> Problem to solve: Leaving out the pictures, retype the lines from the beginning of the listing through the line containing "from bokeh.resources import INLINE".

<<<<

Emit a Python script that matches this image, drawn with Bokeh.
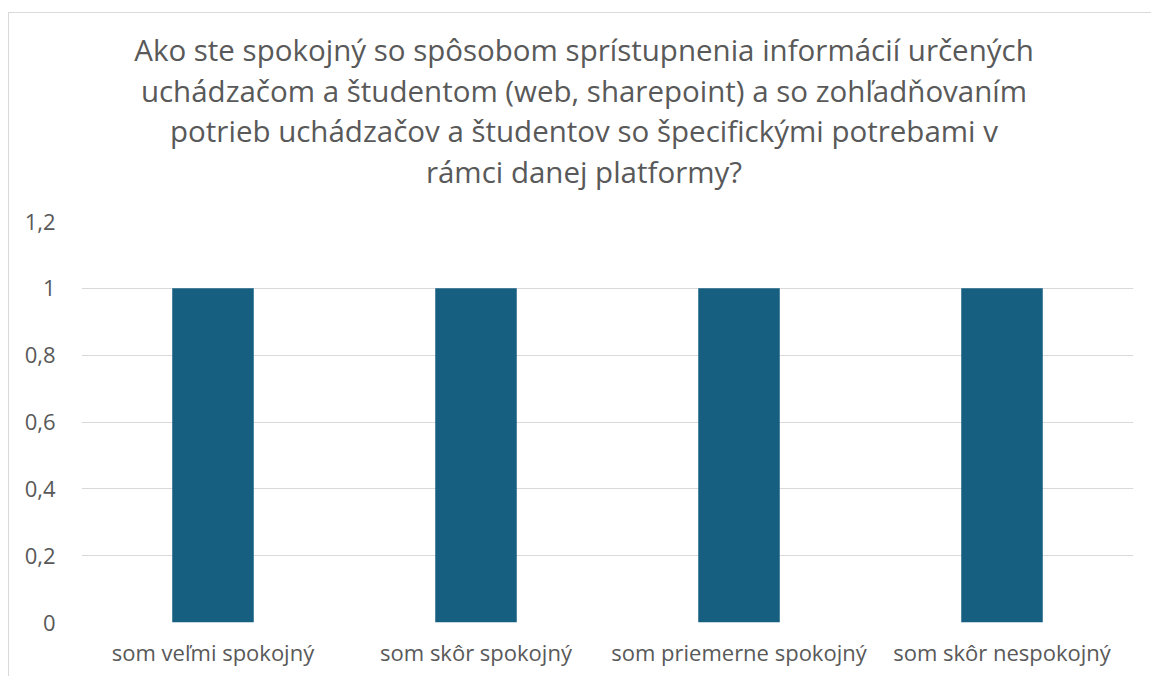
from bokeh.plotting import figure
from bokeh.models import FactorRange, Range1d, FixedTicker, ColumnDataSource, Div
from bokeh.layouts import column
from bokeh.embed import file_html
from bokeh.resources import INLINE

categories = ["som veľmi spokojný", "som skôr spokojný", "som priemerne spokojný", "som skôr nespokojný"]
values = [1, 1, 1, 1]
y_ticks = [0, 0.2, 0.4, 0.6, 0.8, 1.0, 1.2]
y_tick_labels = ["0", "0,2", "0,4", "0,6", "0,8", "1", "1,2"]
title_lines = [
    "Ako ste spokojný so spôsobom sprístupnenia informácií určených",
    "uchádzačom a študentom (web, sharepoint) a so zohľadňovaním",
    "potrieb uchádzačov a študentov so špecifickými potrebami v",
    "rámci danej platformy?",
]

FONT = "Open Sans"
GRAY = "#595959"

title_html = ('<div style="box-sizing:border-box;width:1143px;padding-top:17px;padding-left:7px;'
              'text-align:center;font-family:\'Open Sans\';font-size:29.5px;line-height:40.5px;'
              'color:#595959;white-space:nowrap;">' + "<br>".join(title_lines) + '</div>')
title_div = Div(text=title_html, width=1143, height=188, margin=0)

p = figure(width=1143, height=475, x_range=FactorRange(*categories, range_padding=0),
           y_range=Range1d(0, 1.2), output_backend="svg", toolbar_location=None,
           min_border_left=72, min_border_right=19, min_border_top=20, min_border_bottom=54)
p.margin = 0
p.outline_line_color = None

src = ColumnDataSource(dict(x=categories, top=values))
p.vbar(x="x", top="top", width=0.31, source=src, fill_color="#175F80", line_color=None)

p.xgrid.grid_line_color = None
p.ygrid.grid_line_color = "#d9d9d9"
p.ygrid.grid_line_width = 1
p.yaxis.ticker = FixedTicker(ticks=y_ticks)
p.yaxis.major_label_overrides = {t: l for t, l in zip(y_ticks, y_tick_labels)}

for ax in (p.xaxis[0], p.yaxis[0]):
    ax.axis_line_color = None
    ax.major_tick_line_color = None
    ax.minor_tick_line_color = None
    ax.major_label_text_color = GRAY
    ax.major_label_text_font = FONT
p.yaxis.major_label_text_font_size = "22px"
p.yaxis.major_label_standoff = 20
p.xaxis.major_label_text_font_size = "22px"
p.xaxis.major_label_standoff = 8

layout = column(title_div, p, spacing=0)
layout.margin = (12, 0, 0, 8)
layout.styles = {"border-top": "1px solid #d9d9d9", "border-left": "1px solid #d9d9d9"}

open("out.html", "w").write(file_html(layout, INLINE))
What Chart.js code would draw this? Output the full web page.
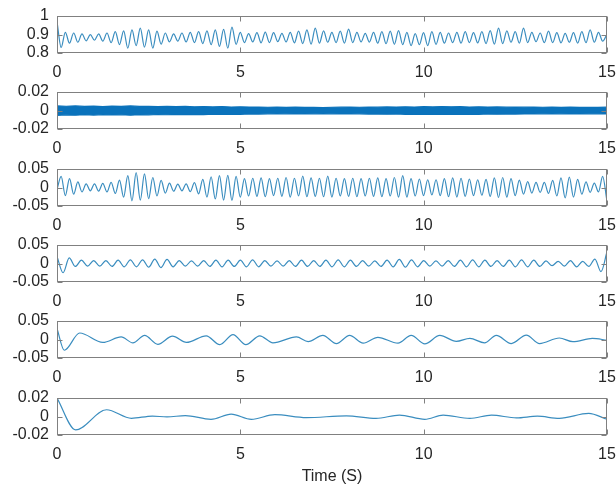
<!DOCTYPE html>
<html>
<head>
<meta charset="utf-8">
<script src="https://cdn.jsdelivr.net/npm/chart.js@4/dist/chart.umd.min.js"></script>
<style>
  html, body { margin: 0; padding: 0; background: #fff; }
  body { width: 616px; height: 488px; position: relative; overflow: hidden; }
  canvas { position: absolute; left: 0; }
</style>
</head>
<body>
<canvas id="p1" width="616" height="74" style="top:6px"></canvas>
<canvas id="p2" width="616" height="74" style="top:82px"></canvas>
<canvas id="p3" width="616" height="74" style="top:159px"></canvas>
<canvas id="p4" width="616" height="74" style="top:235px"></canvas>
<canvas id="p5" width="616" height="74" style="top:311px"></canvas>
<canvas id="p6" width="616" height="100" style="top:388px"></canvas>
<script>
// shared axis ticks
const xTicks = [0, 5, 10, 15];
const ticksRaw = [0.8, 0.9, 1];
const ticksNoise = [-0.02, 0, 0.02];
const ticksMid = [-0.05, 0, 0.05];
const ticksSlow = [-0.02, 0, 0.02];

// time steps between samples
const dtFast = 0.1136;
const dtMid = 0.1667;
const dtBand = 0.25;

// panel 1: measured signal (one extremum per step)
const rawSignal = [
    0.970, 0.830, 0.912, 0.853, 0.908, 0.858, 0.903, 0.866, 0.899, 0.869,
    0.903, 0.864, 0.908, 0.856, 0.915, 0.845, 0.920, 0.826, 0.925, 0.840,
    0.935, 0.832, 0.925, 0.826, 0.918, 0.848, 0.908, 0.860, 0.903, 0.864,
    0.908, 0.860, 0.912, 0.856, 0.915, 0.851, 0.920, 0.845, 0.925, 0.836,
    0.928, 0.826, 0.940, 0.847, 0.912, 0.856, 0.905, 0.860, 0.910, 0.855,
    0.913, 0.856, 0.910, 0.861, 0.906, 0.860, 0.912, 0.855, 0.918, 0.851,
    0.925, 0.848, 0.935, 0.853, 0.920, 0.858, 0.912, 0.856, 0.918, 0.853,
    0.929, 0.856, 0.912, 0.860, 0.906, 0.859, 0.912, 0.853, 0.916, 0.850,
    0.918, 0.847, 0.921, 0.845, 0.912, 0.840, 0.905, 0.845, 0.910, 0.840,
    0.915, 0.847, 0.912, 0.853, 0.908, 0.856, 0.912, 0.853, 0.915, 0.856,
    0.910, 0.855, 0.915, 0.851, 0.921, 0.848, 0.935, 0.851, 0.920, 0.858,
    0.915, 0.853, 0.935, 0.856, 0.912, 0.861, 0.908, 0.856, 0.918, 0.856,
    0.910, 0.855, 0.906, 0.858, 0.910, 0.853, 0.915, 0.856, 0.925, 0.858,
    0.912, 0.864, 0.900
];

// panel 2: high-frequency band, upper and lower envelope
const noiseUpper = [
    0.0050, 0.0046, 0.0049, 0.0044, 0.0048, 0.0043, 0.0047, 0.0045, 0.0049, 0.0044,
    0.0046, 0.0042, 0.0045, 0.0041, 0.0044, 0.0040, 0.0043, 0.0039, 0.0042, 0.0038,
    0.0040, 0.0037, 0.0038, 0.0035, 0.0037, 0.0034, 0.0036, 0.0033, 0.0035, 0.0032,
    0.0035, 0.0036, 0.0037, 0.0035, 0.0038, 0.0036, 0.0039, 0.0037, 0.0040, 0.0038,
    0.0041, 0.0039, 0.0042, 0.0040, 0.0041, 0.0038, 0.0040, 0.0037, 0.0039, 0.0036,
    0.0038, 0.0036, 0.0037, 0.0035, 0.0037, 0.0034, 0.0036, 0.0033, 0.0035, 0.0034,
    0.0036
];
const noiseLower = [
    -0.0052, -0.0047, -0.0050, -0.0045, -0.0049, -0.0044, -0.0048, -0.0046, -0.0050, -0.0045,
    -0.0047, -0.0043, -0.0046, -0.0042, -0.0045, -0.0041, -0.0044, -0.0040, -0.0043, -0.0039,
    -0.0041, -0.0038, -0.0039, -0.0036, -0.0038, -0.0035, -0.0037, -0.0034, -0.0036, -0.0033,
    -0.0036, -0.0037, -0.0038, -0.0036, -0.0039, -0.0037, -0.0040, -0.0038, -0.0041, -0.0039,
    -0.0042, -0.0040, -0.0043, -0.0041, -0.0042, -0.0039, -0.0041, -0.0038, -0.0040, -0.0037,
    -0.0039, -0.0037, -0.0038, -0.0036, -0.0038, -0.0035, -0.0037, -0.0034, -0.0036, -0.0035,
    -0.0037
];

// panel 3
const imf2 = [
    -0.005, 0.030, -0.022, 0.024, -0.018, 0.015, -0.012, 0.010, -0.009, 0.010,
    -0.010, 0.011, -0.012, 0.014, -0.016, 0.020, -0.026, 0.032, -0.036, 0.040,
    -0.034, 0.037, -0.030, 0.027, -0.023, 0.019, -0.015, 0.012, -0.010, 0.009,
    -0.009, 0.010, -0.011, 0.013, -0.017, 0.022, -0.026, 0.029, -0.031, 0.032,
    -0.034, 0.033, -0.035, 0.030, -0.026, 0.024, -0.023, 0.025, -0.024, 0.026,
    -0.025, 0.024, -0.022, 0.025, -0.024, 0.027, -0.026, 0.025, -0.023, 0.031,
    -0.025, 0.026, -0.024, 0.025, -0.025, 0.031, -0.026, 0.025, -0.023, 0.024,
    -0.024, 0.025, -0.025, 0.024, -0.023, 0.025, -0.024, 0.026, -0.025, 0.024,
    -0.023, 0.027, -0.026, 0.032, -0.026, 0.024, -0.023, 0.023, -0.022, 0.021,
    -0.020, 0.021, -0.022, 0.024, -0.025, 0.026, -0.026, 0.025, -0.024, 0.023,
    -0.022, 0.021, -0.021, 0.022, -0.024, 0.026, -0.027, 0.027, -0.026, 0.024,
    -0.022, 0.020, -0.018, 0.016, -0.015, 0.014, -0.013, 0.014, -0.016, 0.019,
    -0.023, 0.026, -0.028, 0.028, -0.026, 0.022, -0.018, 0.015, -0.013, 0.012,
    -0.012, 0.030, -0.034
];

// panel 4
const imf3 = [
    0.019, -0.025, 0.015, -0.008, 0.009, -0.007, 0.008, -0.007, 0.008, -0.008,
    0.009, -0.009, 0.010, -0.009, 0.010, -0.010, 0.012, -0.011, 0.011, -0.009,
    0.008, -0.007, 0.007, -0.007, 0.008, -0.008, 0.009, -0.009, 0.009, -0.008,
    0.009, -0.009, 0.010, -0.009, 0.008, -0.007, 0.007, -0.007, 0.008, -0.008,
    0.009, -0.008, 0.008, -0.008, 0.009, -0.009, 0.010, -0.009, 0.009, -0.008,
    0.008, -0.007, 0.007, -0.008, 0.009, -0.009, 0.011, -0.010, 0.010, -0.009,
    0.008, -0.007, 0.007, -0.007, 0.008, -0.008, 0.009, -0.009, 0.010, -0.009,
    0.009, -0.008, 0.008, -0.008, 0.009, -0.009, 0.010, -0.009, 0.009, -0.008,
    0.007, -0.006, 0.006, -0.007, 0.008, -0.009, 0.006, -0.008, 0.012, -0.022,
    0.033
];

// panel 5: extrema times and values
const imf4Time = [0, 0.2, 0.62, 1.25, 1.75, 2.07, 2.39, 2.75, 3.15, 3.53,
    4.07, 4.44, 4.8, 5.15, 5.53, 5.89, 6.53, 6.85, 7.25, 7.62,
    7.98, 8.35, 8.75, 9.3, 9.66, 10.03, 10.44, 10.89, 11.26, 11.66,
    11.98, 12.39, 12.8, 13.16, 13.7, 14.07, 14.6, 15];
const imf4 = [0.030, -0.029, 0.0176, -0.008, 0.007, -0.009, 0.011, -0.013, 0.009, -0.008,
    0.010, -0.014, 0.013, -0.014, 0.010, -0.009, 0.007, -0.006, 0.011, -0.011,
    0.011, -0.010, 0.006, -0.010, 0.011, -0.012, 0.011, -0.005, 0.003, -0.009,
    0.011, -0.011, 0.012, -0.011, 0.004, -0.006, 0.003, -0.002];

// panel 6
const imf5Time = [0, 0.51, 1.35, 2.03, 2.6, 3.0, 3.5, 4.2, 4.75, 5.3,
    5.94, 6.8, 7.89, 8.7, 9.34, 10.03, 10.53, 11.26, 11.85, 12.53,
    13.1, 13.7, 14.5, 15];
const imf5 = [0.020, -0.0145, 0.0073, -0.002, 0.0005, -0.0005, 0.001, -0.003, 0.0025, -0.003,
    0.002, -0.0012, 0.0007, -0.002, 0.0015, -0.003, 0.0015, -0.002, 0.0015, -0.0015,
    0.0003, -0.002, 0.0033, -0.003];

const LINE = '#3a8dbf';
const BAND = '#0a72bb';
const AXIS = '#808080';
const TEXT = '#262626';
const FONT = { family: '"Liberation Sans", Arial, sans-serif', size: 16 };
const PAD_TOP = 10;
const PLOT_H = 37;
const Y_W = 57;
const PAD_RIGHT = 9;
const TICK_LEN = 5;

function stepped(values, dt) {
    return values.map(function (v, i) { return { x: i * dt, y: v }; });
}
function paired(times, values) {
    return times.map(function (t, i) { return { x: t, y: values[i] }; });
}

// matlab-like box with inward ticks
const boxPlugin = {
    id: 'box',
    afterDatasetsDraw: function (chart) {
        const ctx = chart.ctx;
        const a = chart.chartArea;
        const L = Math.round(a.left) + 0.5, R = Math.round(a.right) - 0.5;
        const T = Math.round(a.top) + 0.5, B = Math.round(a.bottom) - 0.5;
        ctx.save();
        ctx.strokeStyle = AXIS;
        ctx.lineWidth = 1;
        ctx.strokeRect(L, T, R - L, B - T);
        ctx.beginPath();
        xTicks.forEach(function (v) {
            const px = Math.round(chart.scales.x.getPixelForValue(v)) + 0.5;
            ctx.moveTo(px, T); ctx.lineTo(px, T + TICK_LEN);
            ctx.moveTo(px, B); ctx.lineTo(px, B - TICK_LEN);
        });
        chart.scales.y.ticks.forEach(function (t) {
            const py = Math.round(chart.scales.y.getPixelForValue(t.value)) + 0.5;
            ctx.moveTo(L, py); ctx.lineTo(L + TICK_LEN, py);
            ctx.moveTo(R, py); ctx.lineTo(R - TICK_LEN, py);
        });
        ctx.stroke();
        ctx.restore();
    }
};

function makePanel(id, datasets, yTicks, title) {
    const canvas = document.getElementById(id);
    const xH = canvas.height - PAD_TOP - PLOT_H;
    return new Chart(canvas, {
        type: 'line',
        data: { datasets: datasets },
        options: {
            responsive: false,
            animation: false,
            devicePixelRatio: 1,
            layout: { padding: { top: PAD_TOP, right: PAD_RIGHT, bottom: 0, left: 0 } },
            plugins: { legend: { display: false }, tooltip: { enabled: false } },
            elements: {
                point: { radius: 0 },
                line: { borderWidth: 1.2, borderColor: LINE, cubicInterpolationMode: 'monotone' }
            },
            scales: {
                x: {
                    type: 'linear', min: 0, max: 15,
                    grid: { display: false, drawTicks: false }, border: { display: false },
                    afterBuildTicks: function (s) { s.ticks = xTicks.map(function (v) { return { value: v }; }); },
                    ticks: { font: FONT, color: TEXT, padding: 10, maxRotation: 0, autoSkip: false,
                             callback: function (v) { return String(v); } },
                    title: title ? { display: true, text: title, font: FONT, color: TEXT, padding: { top: 0, bottom: 2 } } : { display: false },
                    afterFit: function (s) { s.height = xH; s.paddingLeft = 0; s.paddingRight = 0; }
                },
                y: {
                    type: 'linear', min: yTicks[0], max: yTicks[yTicks.length - 1],
                    grid: { display: false, drawTicks: false }, border: { display: false },
                    afterBuildTicks: function (s) { s.ticks = yTicks.map(function (v) { return { value: v }; }); },
                    ticks: { font: FONT, color: TEXT, padding: 8, autoSkip: false,
                             callback: function (v) { return String(v); } },
                    afterFit: function (s) { s.width = Y_W; s.paddingTop = 0; s.paddingBottom = 0; }
                }
            }
        },
        plugins: [boxPlugin]
    });
}

makePanel('p1', [{ data: stepped(rawSignal, dtFast) }], ticksRaw);
makePanel('p2', [
    { data: stepped(noiseUpper, dtBand), borderColor: BAND, backgroundColor: BAND, fill: '+1',
      cubicInterpolationMode: 'default', tension: 0 },
    { data: stepped(noiseLower, dtBand), borderColor: BAND, backgroundColor: BAND, fill: false,
      cubicInterpolationMode: 'default', tension: 0 }
], ticksNoise);
makePanel('p3', [{ data: stepped(imf2, dtFast) }], ticksMid);
makePanel('p4', [{ data: stepped(imf3, dtMid) }], ticksMid);
makePanel('p5', [{ data: paired(imf4Time, imf4) }], ticksMid);
makePanel('p6', [{ data: paired(imf5Time, imf5) }], ticksSlow, 'Time (S)');
</script>
</body>
</html>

>>>>

> Complete output:
Emit a Python script that matches this image, drawn with Bokeh.
from bokeh.plotting import figure
from bokeh.models import FactorRange, Range1d, FixedTicker, ColumnDataSource, Div
from bokeh.layouts import column
from bokeh.embed import file_html
from bokeh.resources import INLINE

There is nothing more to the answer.